> _WHAT IS BEING ASKED_
Copy exactly the lines from the beginning of the data down to and including the line holding "['-2%', '0%', '5%', '10%', '15%', '20%', '25%']", without any pictures.

> _TASK INPUT_
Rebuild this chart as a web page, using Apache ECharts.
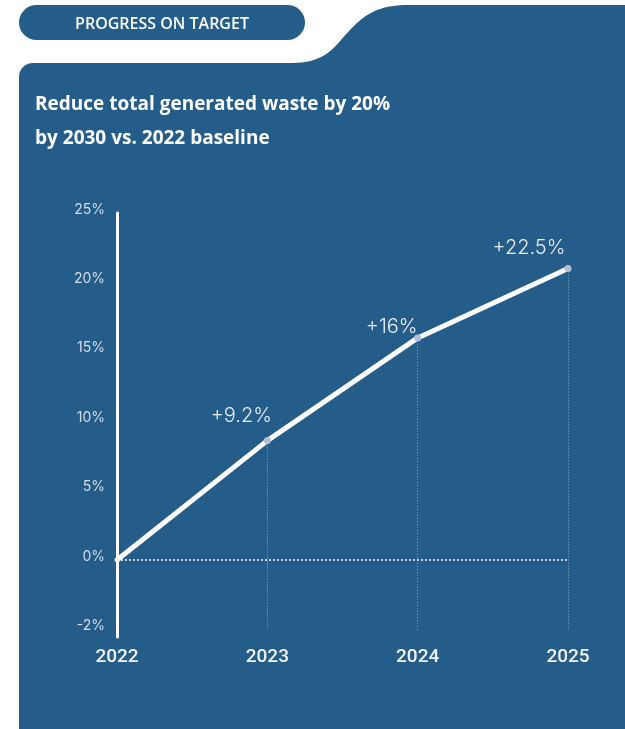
<!DOCTYPE html>
<html>
<head>
<meta charset="utf-8">
<script src="https://cdn.jsdelivr.net/npm/echarts@6/dist/echarts.min.js"></script>
<style>
  html, body { margin: 0; padding: 0; background: #ffffff; }
  #chart { width: 625px; height: 729px; }
</style>
</head>
<body>
<div id="chart"></div>
<script>
// data
const years = ['2022', '2023', '2024', '2025']
const wasteChange = [0, 8.6, 16.0, 21.0]
const pointLabels = ['', '+9.2%', '+16%', '+22.5%']
const yTickValues = [-5, 0, 5, 10, 15, 20, 25]
const yTickLabels = ['-2%', '0%', '5%', '10%', '15%', '20%', '25%']

// label nudges (centre of text relative to the point)
const labelOffsets = [[0, 0], [-26, -25], [-26, -11], [-39, -21]]

const cardBlue = '#245d8a'
const chart = echarts.init( document.getElementById( 'chart' ) )

// the s-shaped shoulder between card and top band
function cubic( p0, p1, p2, p3, n ) {
  const pts = []
  for ( let i = 0; i <= n; i++ ) {
    const t = i / n
    const u = 1 - t
    pts.push( [
      u * u * u * p0[0] + 3 * u * u * t * p1[0] + 3 * u * t * t * p2[0] + t * t * t * p3[0],
      u * u * u * p0[1] + 3 * u * u * t * p1[1] + 3 * u * t * t * p2[1] + t * t * t * p3[1]
    ] )
  }
  return pts
}
const shoulder = [
  ...cubic( [292, 63], [328, 63], [336, 44], [350, 30], 20 ),
  ...cubic( [350, 30], [364, 15], [378, 5], [408, 5], 20 ),
  [625, 5], [625, 80], [292, 80]
]

const lineData = wasteChange.map( ( v, i ) => ( {
  value : v,
  symbolSize : i === 0 ? 0 : 7,
  label : {
    show : i > 0,
    formatter : pointLabels[i],
    position : 'inside',
    offset : labelOffsets[i]
  }
} ) )

const dropLineStyle = { color : '#b4c4da', width : 1, type : [1, 2], opacity : 0.75 }
const dropLines = wasteChange.slice( 1 ).map( ( v, k ) => ( [
  { coord : [k + 1, v], lineStyle : dropLineStyle },
  { coord : [k + 1, -5] }
] ) )

chart.setOption( {
  backgroundColor : '#ffffff',
  animation : false,
  graphic : [
    {
      type : 'rect',
      shape : { x : 19, y : 63, width : 640, height : 700, r : [14, 0, 0, 0] },
      style : { fill : cardBlue },
      z : -10
    },
    {
      type : 'polygon',
      shape : { points : shoulder },
      style : { fill : cardBlue },
      z : -10
    },
    {
      type : 'rect',
      shape : { x : 19, y : 5, width : 286, height : 35, r : 17.5 },
      style : { fill : cardBlue },
      z : -10
    }
  ],
  title : [
    {
      text : 'Reduce total generated waste by 20%\nby 2030 vs. 2022 baseline',
      left : 35,
      top : 88,
      padding : 0,
      textStyle : {
        fontFamily : 'Open Sans',
        fontSize : 19,
        fontWeight : 700,
        color : '#ffffff',
        lineHeight : 34
      }
    },
    {
      text : 'PROGRESS ON TARGET',
      left : 162,
      top : 16,
      padding : 0,
      textAlign : 'center',
      textStyle : {
        fontFamily : 'Open Sans',
        fontSize : 16,
        fontWeight : 600,
        color : '#ffffff'
      }
    }
  ],
  grid : {
    left : 117,
    right : 57,
    top : 213,
    bottom : 92
  },
  xAxis : {
    type : 'category',
    data : years,
    boundaryGap : false,
    axisLine : { show : false },
    axisTick : { show : false },
    splitLine : { show : false },
    axisLabel : {
      margin : 11,
      color : '#f2f4f7',
      fontFamily : 'Roboto',
      fontSize : 19,
      fontWeight : 500
    }
  },
  yAxis : {
    type : 'value',
    min : -5.55,
    max : 25,
    axisLine : {
      show : true,
      lineStyle : { color : '#ffffff', width : 3 }
    },
    axisTick : { show : false },
    splitLine : { show : false },
    axisLabel : {
      customValues : yTickValues,
      margin : 12,
      color : '#d4dce8',
      fontFamily : 'Inter',
      fontSize : 14,
      verticalAlign : 'bottom',
      lineHeight : 7,
      formatter : ( v ) => {
        const idx = yTickValues.indexOf( v )
        return idx >= 0 ? yTickLabels[idx] : ''
      }
    }
  },
  series : [
    {
      type : 'line',
      data : lineData,
      symbol : 'circle',
      showSymbol : true,
      lineStyle : { color : '#ffffff', width : 5, cap : 'round', join : 'round' },
      itemStyle : { color : '#b6bdd1' },
      label : {
        color : '#e8edf4',
        fontFamily : 'Inter',
        fontWeight : 300,
        fontSize : 20
      },
      z : 5,
      markLine : {
        silent : true,
        symbol : 'none',
        label : { show : false },
        data : [
          {
            yAxis : 0,
            lineStyle : { color : '#ffffff', width : 1.5, type : [2, 2], opacity : 0.95 }
          },
          ...dropLines
        ]
      }
    }
  ]
} )
</script>
</body>
</html>
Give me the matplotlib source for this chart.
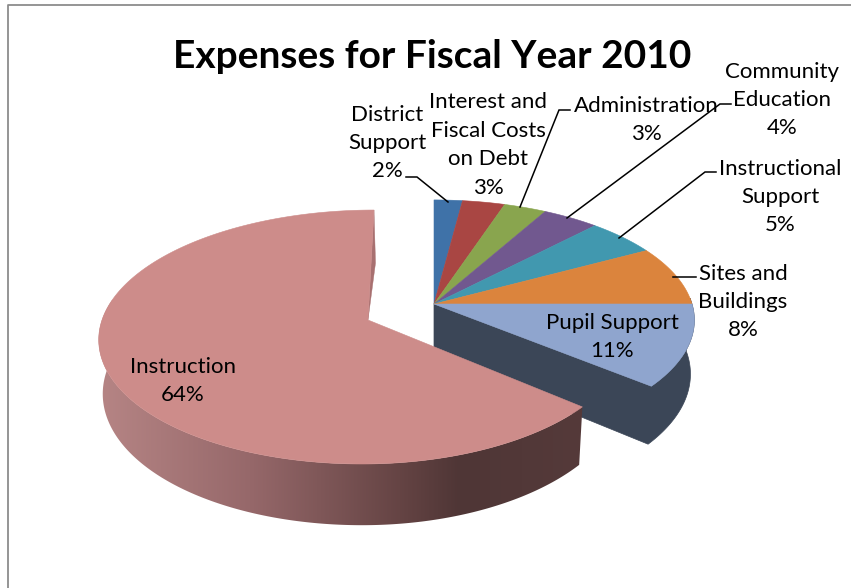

> _ANSWER BELOW_
Rebuild this chart as a web page, using Apache ECharts.
<!DOCTYPE html>
<html>
<head>
<meta charset="utf-8">
<script src="https://cdn.jsdelivr.net/npm/echarts@6/dist/echarts.min.js"></script>
<style>
  html, body { margin: 0; padding: 0; background: #ffffff; }
  #chart { width: 625px; height: 729px; }
</style>
</head>
<body>
<div id="chart"></div>
<script>
// data
const years = ['2022', '2023', '2024', '2025']
const wasteChange = [0, 8.6, 16.0, 21.0]
const pointLabels = ['', '+9.2%', '+16%', '+22.5%']
const yTickValues = [-5, 0, 5, 10, 15, 20, 25]
const yTickLabels = ['-2%', '0%', '5%', '10%', '15%', '20%', '25%']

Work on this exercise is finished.